I have done some research online on why it would be this slow but I can't seem to find anything that truly suits my code, and I honestly think the problem lays more in the (bad) way I have written the code.
So here's what I wrote for now :
import string
from nltk.tokenize import sent_tokenize, word_tokenize
import nltk.tag.stanford as st
tagger = st.StanfordNERTagger('_path_/stanford-ner-2017-06-09/classifiers/english.all.3class.distsim.crf.ser.gz', '_path_/stanford-ner-2017-06-09/stanford-ner.jar')
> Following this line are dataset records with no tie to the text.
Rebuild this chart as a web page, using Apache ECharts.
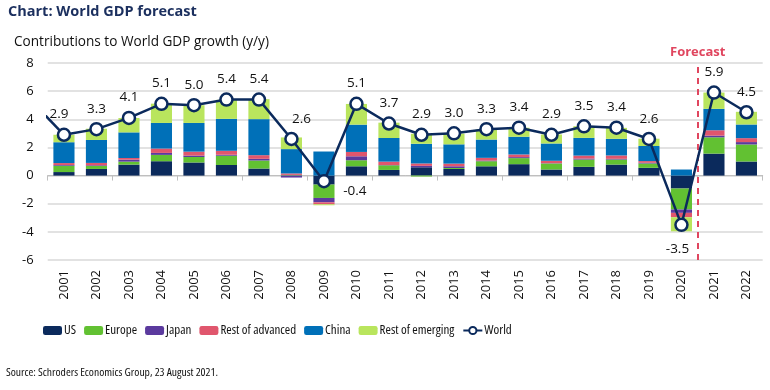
<!DOCTYPE html>
<html>
<head>
<meta charset="utf-8">
<script src="https://cdn.jsdelivr.net/npm/echarts@6/dist/echarts.min.js"></script>
<style>
html,body{margin:0;padding:0;background:#fff;}
#c{width:770px;height:390px;}
</style>
</head>
<body>
<div id="c"></div>
<script>
const years = ['2001','2002','2003','2004','2005','2006','2007','2008','2009','2010','2011','2012','2013','2014','2015','2016','2017','2018','2019','2020','2021','2022'];
const us      = [0.25,0.47,0.78,1.02,0.93,0.75,0.50,0.00,-0.64,0.66,0.40,0.59,0.47,0.66,0.81,0.43,0.62,0.78,0.55,-0.92,1.56,1.00];
const europe  = [0.45,0.21,0.21,0.45,0.39,0.66,0.57,0.05,-0.95,0.43,0.33,-0.07,0.07,0.36,0.43,0.43,0.52,0.36,0.31,-1.49,1.16,1.21];
const japan   = [0.05,0.05,0.14,0.14,0.10,0.07,0.12,-0.14,-0.31,0.28,0.02,0.10,0.12,0.05,0.07,0.02,0.07,0.05,0.05,-0.24,0.12,0.17];
const restAdv = [0.14,0.17,0.12,0.31,0.28,0.28,0.26,0.10,-0.14,0.31,0.24,0.17,0.19,0.19,0.19,0.17,0.21,0.24,0.12,-0.31,0.38,0.28];
const china   = [1.48,1.63,1.82,1.82,2.04,2.27,2.56,1.73,1.71,1.94,1.68,1.40,1.37,1.30,1.26,1.23,1.26,1.18,1.07,0.43,1.52,0.97];
const restEm  = [0.53,0.80,1.02,1.37,1.26,1.35,1.42,0.83,-0.07,1.47,1.09,0.71,0.76,0.72,0.64,0.64,0.83,0.78,0.52,-1.00,1.16,0.90];
const world   = [2.9,3.3,4.1,5.1,5.0,5.4,5.4,2.6,-0.4,5.1,3.7,2.9,3.0,3.3,3.4,2.9,3.5,3.4,2.6,-3.5,5.9,4.5];
const world2000 = 5.3;   // previous year, only the lead-in segment is visible
const yTicks = [-6,-4,-2,0,2,4,6,8];
const forecastStart = '2021';

const FONT = '"Open Sans","Noto Sans",sans-serif';
const NAVY = '#0b2a5c';

const chart = echarts.init(document.getElementById('c'), null, {renderer:'canvas'});

function barSeries(name, data, color){
  return {name, type:'bar', stack:'gdp', data, xAxisIndex:0, yAxisIndex:0,
    barCategoryGap:'35%', itemStyle:{color}, emphasis:{disabled:true}};
}

const labelPos = {
  '2001': {offset:[-5,0]},
  '2008': {offset:[10,0]},
  '2009': {position:'right', offset:[6,10]},
  '2020': {position:'bottom', offset:[-4,4]}
};

const worldData = world.map((v,i)=>{
  const o = {value:v};
  if (labelPos[years[i]]) o.label = labelPos[years[i]];
  return o;
});

const fIdx = years.indexOf(forecastStart) - 0.5;

chart.setOption({
  animation:false,
  textStyle:{fontFamily:FONT},
  title:[
    {text:'Chart: World GDP forecast', left:8, top:4, padding:0,
     textStyle:{fontFamily:FONT, fontSize:14.5, fontWeight:'bold', color:'#1b2f5e'}},
    {text:'Contributions to World GDP growth (y/y)', left:14, top:35, padding:0,
     textStyle:{fontFamily:FONT, fontSize:13.6, fontStyle:'normal', fontWeight:'normal', color:'#111'}},
    {text:'Source: Schroders Economics Group, 23 August 2021.', left:6, top:367, padding:0,
     textStyle:{fontFamily:'"Open Sans"', fontSize:11.6, fontWeight:'condensed', color:'#111'}}
  ],
  legend:{
    left:38, top:319, itemWidth:19, itemHeight:9, itemGap:8,
    textStyle:{fontFamily:'"Open Sans"', fontSize:13, fontWeight:'condensed', color:'#111', padding:[0,0,0,-3]},
    data:['US','Europe','Japan','Rest of advanced','China','Rest of emerging','World']
  },
  grid:{left:47.7, right:7.3, top:63, bottom:130, containLabel:false},
  xAxis:[
    {type:'category', data:years, position:'bottom',
     axisLine:{show:false, onZero:false}, axisTick:{show:false},
     axisLabel:{rotate:90, fontSize:13, color:'#111', margin:10, fontFamily:FONT}},
    {type:'category', data:years, position:'top',
     axisLine:{show:true, onZero:true, lineStyle:{color:'#bfbfbf', width:1}},
     axisTick:{show:true, inside:true, length:5, lineStyle:{color:'#bfbfbf'}},
     axisLabel:{show:false}},
    {type:'value', min:-0.5, max:years.length-0.5, show:false}
  ],
  yAxis:{type:'value', min:yTicks[0], max:yTicks[yTicks.length-1], interval:2,
    axisLine:{show:false}, axisTick:{show:false},
    axisLabel:{fontSize:13, color:'#111', margin:14},
    splitLine:{lineStyle:{color:'#d9d9d9', width:1.5}}},
  series:[
    barSeries('US', us, '#0b2a5c'),
    barSeries('Europe', europe, '#62c132'),
    barSeries('Japan', japan, '#5b3a9e'),
    barSeries('Rest of advanced', restAdv, '#e0566d'),
    barSeries('China', china, '#0070b8'),
    barSeries('Rest of emerging', restEm, '#b9e55d'),
    {name:'lead', type:'line', xAxisIndex:2, yAxisIndex:0, clip:true,
     data:[[-1, world2000],[0, world[0]]], showSymbol:false, symbol:'none',
     lineStyle:{color:NAVY, width:2.5}, silent:true, z:3,
     markLine:{silent:true, symbol:'none',
       lineStyle:{color:'#e0465f', width:2, type:[6,5]},
       label:{show:true, position:'end', formatter:'Forecast', color:'#e0465f',
              fontSize:13, fontWeight:'bold', fontFamily:FONT, distance:4},
       data:[[{coord:[fIdx, yTicks[0]]},{coord:[fIdx, yTicks[yTicks.length-1]]}]]}},
    {name:'World', type:'line', xAxisIndex:0, yAxisIndex:0, data:worldData,
     symbol:'circle', symbolSize:12, z:5,
     lineStyle:{color:NAVY, width:2.5},
     itemStyle:{color:'#fff', borderColor:NAVY, borderWidth:2.5},
     label:{show:true, position:'top', distance:6, fontSize:13.5, color:'#111',
            formatter:p=>p.value.toFixed(1)}}
  ]
});
</script>
</body>
</html>
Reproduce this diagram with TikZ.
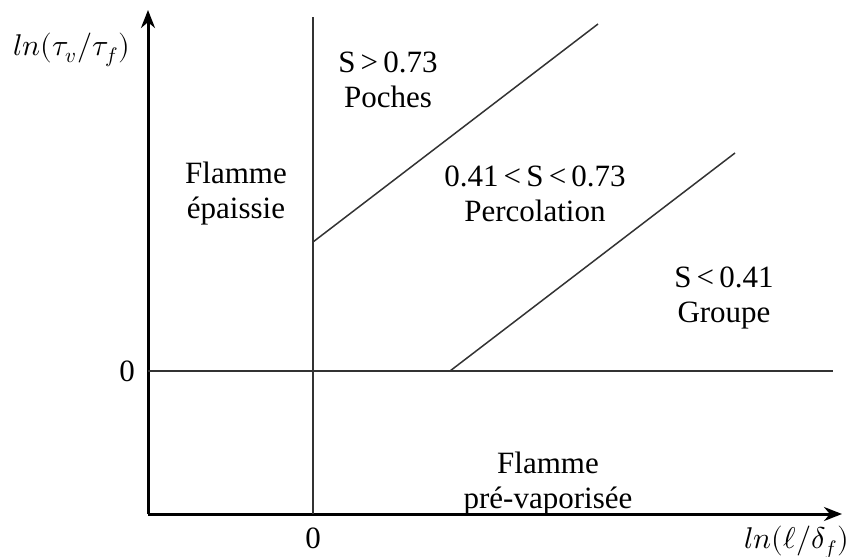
\documentclass[tikz,border=0pt]{standalone}
\usepackage{fontspec}
\setmainfont{Liberation Serif}
\usepackage{unicode-math}
\setmathfont{Latin Modern Math}
\usetikzlibrary{arrows.meta}
\tikzset{
  axis/.style={line width=1.5pt, -{Stealth[length=9pt,width=7pt]}},
  thin/.style={line width=0.75pt, black!80},
  lbl/.style={align=center, font=\fontsize{15.5}{17.5}\selectfont, inner sep=0pt},
  mlbl/.style={font=\fontsize{15}{18}\selectfont, inner sep=0pt},
}
\begin{document}
\begin{tikzpicture}[x=0.5pt,y=-0.5pt]
\useasboundingbox (0,0) rectangle (853,557);
% axes
\coordinate (O) at (148,514);
\coordinate (ytip) at (148,10);
\coordinate (xtip) at (842,514);
\draw[axis] (O) -- (ytip);
\draw[axis] (O) -- (xtip);
% zero lines
\coordinate (h0) at (148,371);
\coordinate (h1) at (833,371);
\coordinate (v0) at (313,514);
\coordinate (v1) at (313,17);
\draw[thin] (h0) -- (h1);
\draw[thin] (v0) -- (v1);
% boundaries
\coordinate (a0) at (313,242);
\coordinate (a1) at (598,24);
\coordinate (b0) at (450,371);
\coordinate (b1) at (735,153);
\draw[thin] (a0) -- (a1);
\draw[thin] (b0) -- (b1);
% axis labels
\node[mlbl] (ylab) at (72,50) {$ln(\tau_v/\tau_f)$};
\node[mlbl] (xlab) at (797,543) {$ln(\ell/\delta_f)$};
\node[lbl] (yz) at (127,371) {0};
\node[lbl] (xz) at (313,538) {0};
% regions
\node[lbl] (poches) at (388,80) {S\,>\,0.73\\Poches};
\node[lbl] (perc) at (535,194) {0.41\,<\,S\,<\,0.73\\Percolation};
\node[lbl] (groupe) at (724,298) {S\,<\,0.41\\Groupe};
\node[lbl] (epais) at (236,194) {Flamme\\épaissie};
\node[lbl] (prevap) at (548,484) {Flamme\\pré-vaporisée};
\end{tikzpicture}
\end{document}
#this is just to read the file
hp = open("books/hp1.txt", 'r', encoding='utf8')
lhp = hp.readlines()
#a small function I wrote to divide the book in sentences
def get_sentences(lbook):
sentences = []
for k in lbook:
j = sent_tokenize(k)
for i in j:
if bool(i):
sentences.append(i)
return sentences
#a function to divide a sentence into words
def get_words(sentence):
words = word_tokenize(sentence)
return words
sentences = get_sentences(lhp)
#and now the code I wrote to get all the words labeled as PERSON by the StanfordNER tagger
characters = []
for i in sentence:
characters = [tag[0] for tag in tagger.tag(get_words(sentences[i])) if tag[1]=="PERSON"]
print(characters)
Now the problem, as I explained, is that the code takes huge amounts of time... So I'm wondering, is it normal or can I save time by rewriting the code in a better way ? If so, could you help me out ?
The bottleneck is the tagger.tag
method, it has a big overhead. Therefore, calling it for every sentence results in a really slow program. Unless there's an additional need for splitting the book into sentences, I'd process the whole text at once:
with open('books/hp1.txt', 'r') as content_file:
all_text = content_file.read()
tags = tagger.tag(word_tokenize(all_text))
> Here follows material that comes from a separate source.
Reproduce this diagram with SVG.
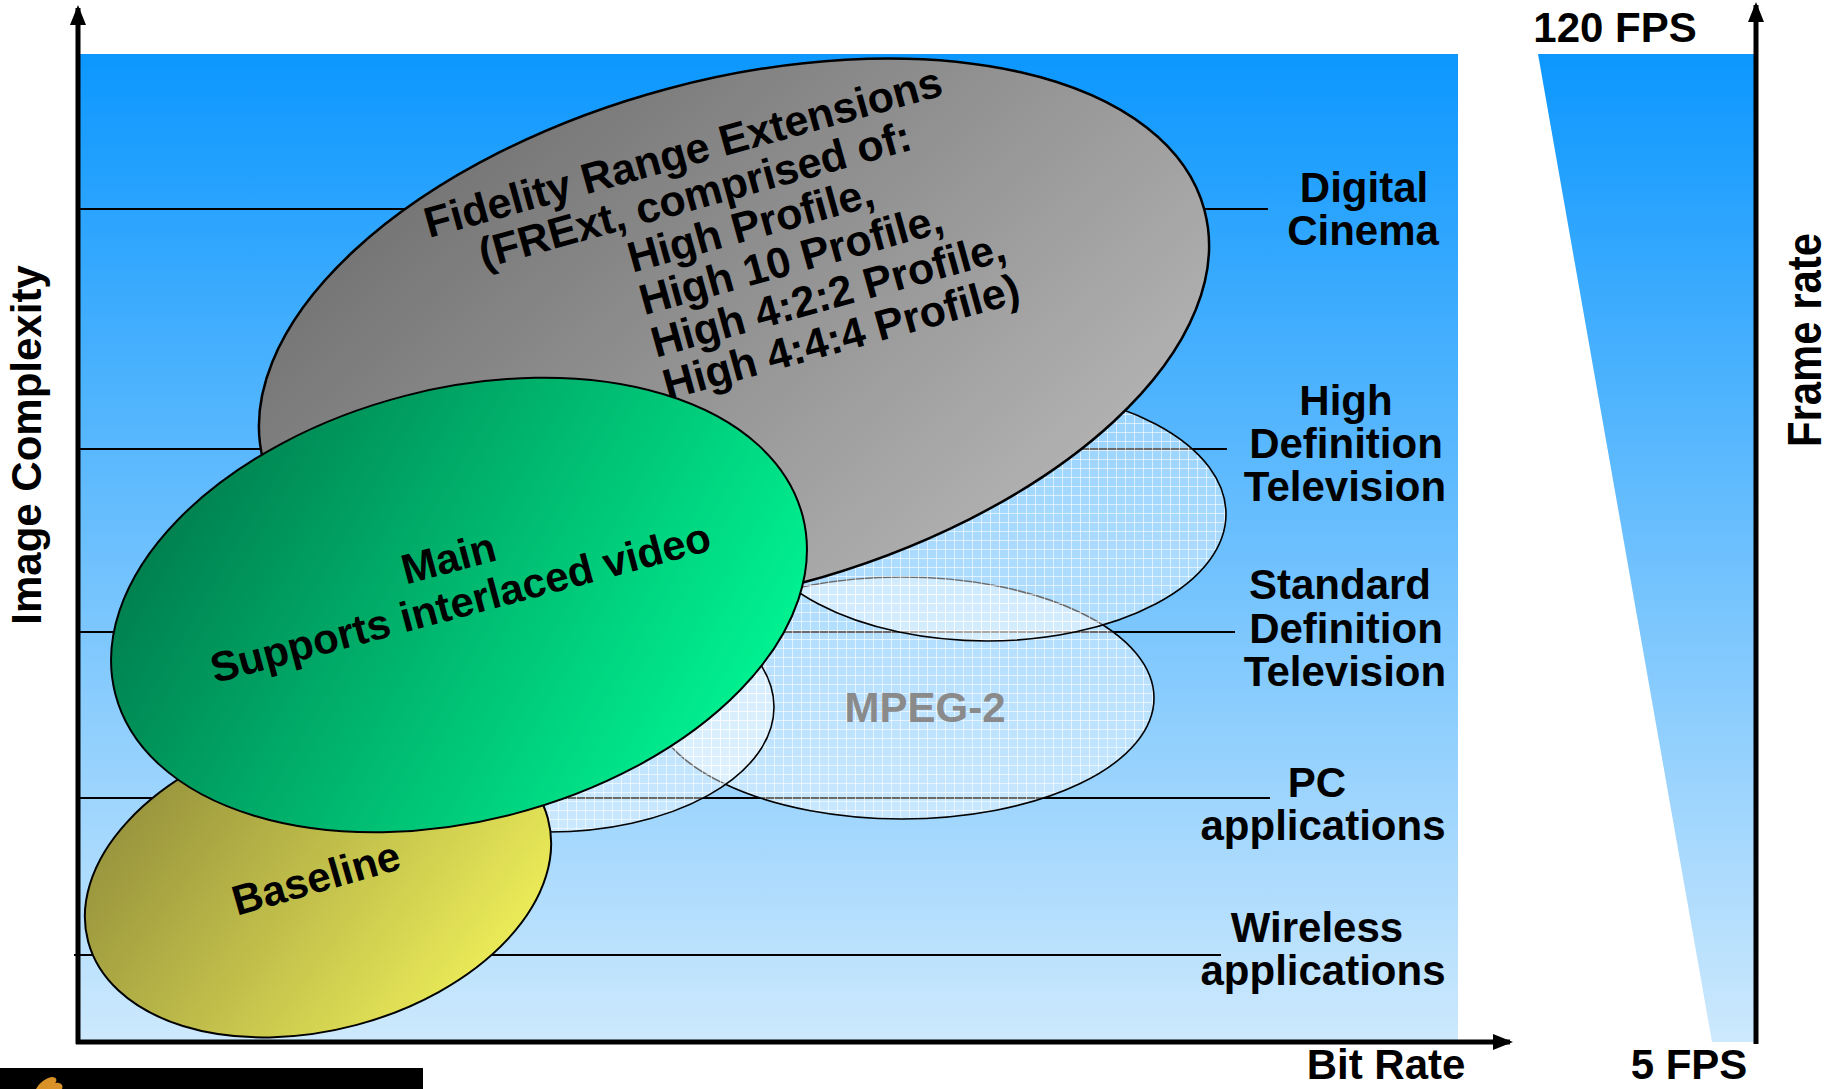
<svg xmlns="http://www.w3.org/2000/svg" width="1832" height="1089" viewBox="0 0 1832 1089">
<style>
text{font-family:"Liberation Sans",Arial,Helvetica,sans-serif;font-weight:bold;fill:#000}
.lbl{font-size:42px;text-anchor:middle}
.ell{font-size:42px}
.grid{stroke:#000;stroke-width:2;fill:none}
.axis{stroke:#000;stroke-width:5;fill:none}
.hatch{fill:url(#hatch);stroke:#000;stroke-width:1.6}
</style>
<defs>
<linearGradient id="sky" x1="0" y1="0" x2="0" y2="1">
<stop offset="0" stop-color="#0c97fe"/>
<stop offset="1" stop-color="#cde9fd"/>
</linearGradient>
<linearGradient id="gray" x1="0" y1="0" x2="1" y2="1">
<stop offset="0" stop-color="#6a6a6a"/>
<stop offset="1" stop-color="#bcbcbc"/>
</linearGradient>
<linearGradient id="green" x1="0" y1="0.2" x2="1" y2="0.8">
<stop offset="0" stop-color="#00784a"/>
<stop offset="1" stop-color="#00fa96"/>
</linearGradient>
<linearGradient id="yellow" x1="0" y1="0.1" x2="1" y2="0.9">
<stop offset="0" stop-color="#8e8a3a"/>
<stop offset="1" stop-color="#f6f65c"/>
</linearGradient>
<pattern id="hatch" width="9" height="9" patternUnits="userSpaceOnUse">
<rect width="9" height="9" fill="#ffffff" fill-opacity="0.42"/>
<path d="M0 0.5H9M0.5 0V9" stroke="#ffffff" stroke-opacity="0.6" stroke-width="1"/>
</pattern>
<marker id="arr" markerWidth="20" markerHeight="18" refX="17" refY="9" orient="auto" markerUnits="userSpaceOnUse">
<path d="M0 1L20 9L0 17Z" fill="#000"/>
</marker>
</defs>

<g id="background">
<rect x="78" y="54" width="1380" height="988" fill="url(#sky)"/>
<polygon points="1538,54 1754,54 1754,1042 1712,1042" fill="url(#sky)"/>
</g>

<g id="connectors">
<line class="grid" x1="78" y1="209" x2="1268" y2="209"/>
<line class="grid" x1="78" y1="449" x2="1227" y2="449"/>
<line class="grid" x1="78" y1="632" x2="1235" y2="632"/>
<line class="grid" x1="78" y1="798" x2="1270" y2="798"/>
<line class="grid" x1="74" y1="955" x2="1221" y2="955"/>
<line class="axis" x1="78" y1="1044" x2="78" y2="8" marker-end="url(#arr)"/>
<line class="axis" x1="76" y1="1042" x2="1510" y2="1042" marker-end="url(#arr)"/>
<line class="axis" x1="1756" y1="1044" x2="1756" y2="5" marker-end="url(#arr)"/>
</g>

<g id="mpeg2">
<ellipse class="hatch" cx="902" cy="698" rx="252" ry="121"/>
<ellipse class="hatch" cx="549" cy="707" rx="225" ry="125"/>
<ellipse class="hatch" cx="987" cy="514" rx="239" ry="127"/>
<text x="925" y="722" style="font-size:42px;text-anchor:middle;fill:#8a8a8a">MPEG-2</text>
</g>

<g id="frext">
<ellipse cx="734" cy="336" rx="487" ry="256" transform="rotate(-15 734 336)" fill="url(#gray)" stroke="#000" stroke-width="2.5"/>
<g transform="translate(734 336) rotate(-15.5)">
<text class="ell" x="0" y="-176" text-anchor="middle" style="font-size:43px">Fidelity Range Extensions</text>
<text class="ell" x="0" y="-132" text-anchor="middle" style="font-size:43px">(FRExt, comprised of:</text>
<text class="ell" x="-81" y="-88" style="font-size:43px">High Profile,</text>
<text class="ell" x="-81" y="-44" style="font-size:43px">High 10 Profile,</text>
<text class="ell" x="-81" y="0" style="font-size:43px">High 4:2:2 Profile,</text>
<text class="ell" x="-81" y="44" style="font-size:43px">High 4:4:4 Profile)</text>
</g>
</g>

<g id="baseline">
<ellipse cx="318" cy="880" rx="238" ry="150" transform="rotate(-15 318 880)" fill="url(#yellow)" stroke="#000" stroke-width="2"/>
<text class="ell" transform="translate(320 892) rotate(-16)" text-anchor="middle">Baseline</text>
</g>

<g id="main">
<ellipse cx="459" cy="605" rx="355" ry="216" transform="rotate(-14.5 459 605)" fill="url(#green)" stroke="#000" stroke-width="2"/>
<g transform="translate(461 605) rotate(-15)">
<text class="ell" x="0" y="-34" text-anchor="middle">Main</text>
<text class="ell" x="0" y="12" text-anchor="middle">Supports interlaced video</text>
</g>
</g>

<g id="labels">
<text class="lbl" x="1364" y="202">Digital</text>
<text class="lbl" x="1363" y="245">Cinema</text>
<text class="lbl" x="1346" y="415">High</text>
<text class="lbl" x="1346" y="458">Definition</text>
<text class="lbl" x="1345" y="501">Television</text>
<text class="lbl" x="1340" y="599">Standard</text>
<text class="lbl" x="1346" y="643">Definition</text>
<text class="lbl" x="1345" y="686">Television</text>
<text class="lbl" x="1317" y="797">PC</text>
<text class="lbl" x="1323" y="840">applications</text>
<text class="lbl" x="1317" y="942">Wireless</text>
<text class="lbl" x="1323" y="985">applications</text>
<text class="lbl" x="1386" y="1079">Bit Rate</text>
<text class="lbl" x="1615" y="42">120 FPS</text>
<text class="lbl" x="1689" y="1079">5 FPS</text>
<text class="lbl" transform="translate(1821 340) rotate(-90)" style="font-size:48px" textLength="214" lengthAdjust="spacingAndGlyphs">Frame rate</text>
<text class="lbl" transform="translate(41 445) rotate(-90)">Image Complexity</text>
</g>

<g id="footer">
<rect x="0" y="1068" width="423" height="21" fill="#000"/>
<path d="M36 1089 C40 1082 46 1078 52 1077 C56 1077 58 1080 55 1083 C60 1082 64 1085 62 1089 Z" fill="#d89228"/>
</g>
</svg>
characters = [tag[0] for tag in tags if tag[1] == "PERSON"]
print(characters)
Now if what you wanted to know is, say, what sentence each character is mentioned in, then you could first get the characters' names in characters
like in the code above, and then loop through the sentences checking if an element from characters
exists there.
If file size is a concern (although a .txt file of most books shouldn't be a problem to load into memory), then instead of reading the whole book, you could read a number n
of sentences at once. From your code, modify your for loop like so:
n = 1000
for i in range(0, len(sentences), n):
scs = '. '.join(sentences[i:i + n])
characters = [tag[0] for tag in tagger.tag(get_words(scs)) if tag[1]=="PERSON"]
The general idea is to minimize the calls to tagger.tag
for its big overhead.